Friday, 14 July 2023, 12:37
Homeowners in Spain are forking out an average of 250 euros more on their monthly mortgage payments following 12 months of steady rises in interest rates.
This 21 July will mark a year since the European Central Bank (ECB) started its rise in interest rates, which has helped contain inflation, but resulted in the average mortgage in Spain becoming more expensive by more than 250 euros a month.
For example, a loan of 150,000 euros with a term of 25 years and an interest rate of Euribor plus 1% - in this case, the homeowner has gone from paying 625 euros in June 2022 to 877.50 euros in June 2023.

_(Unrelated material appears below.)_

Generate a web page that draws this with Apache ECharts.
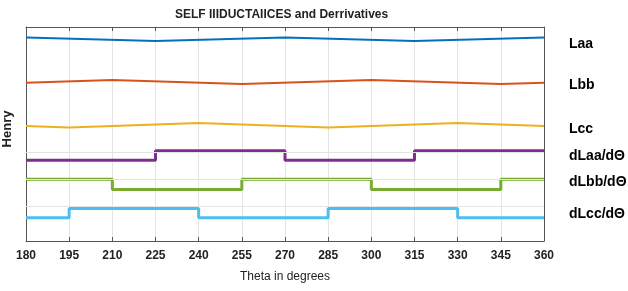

The rise in the Euribor (in May 2022 it was at 0.287% and this June it had surpassed 4%) affects those already mortgaged who have their loan linked to a variable rate, as well as all new homeowners, both those who take out variable and fixed loans. The situation is different from a year ago: fixed mortgages have become difficult to find, expensive and full of requirements. "The days of 2% mortgages are over. 3.5% or even 4% is the norm now," said HelpMyCash, a portal specialising in comparisons of financial products. "New buyers have to re-evaluate their expectations and consider other alternatives such as mixed mortgages," they added.
Deposits and savings accounts benefit
The increase in interest rates has also had a positive impact on savers. "The measures taken by the body in charge of managing the European Union's monetary policy have led to a notable increase in the profitability of fixed-term deposits. In January last year, the average interest on deposits was 0.04%, according to the Bank of Spain, while last May they reached an average yield of 1.64%", according to HelpMyCash. "This was 22 basis points higher than in April. In addition, it is the highest rate since January 2014, when in that month, the profitability of deposits reached 1.45%," experts said.
The best fixed-term deposits have already surpassed the 4% barrier, something unthinkable a year ago. However, the most profitable options are in the hands of foreign banks that market their savings products in Spain via the internet. "Spanish banks lag behind European deposits, although the most profitable options are between 2% and 3% or even higher," experts said. The latest Spanish bank to announce a rise was Cajamar, which offers 2.78% APR for one year.
To the question about whether high interest rates will remain high for long, the analysts said: "There are enough indices in the economy to suggest that interest rates will remain high and that they could be part of the new normal. The odd thing was that they stayed negative for so many years".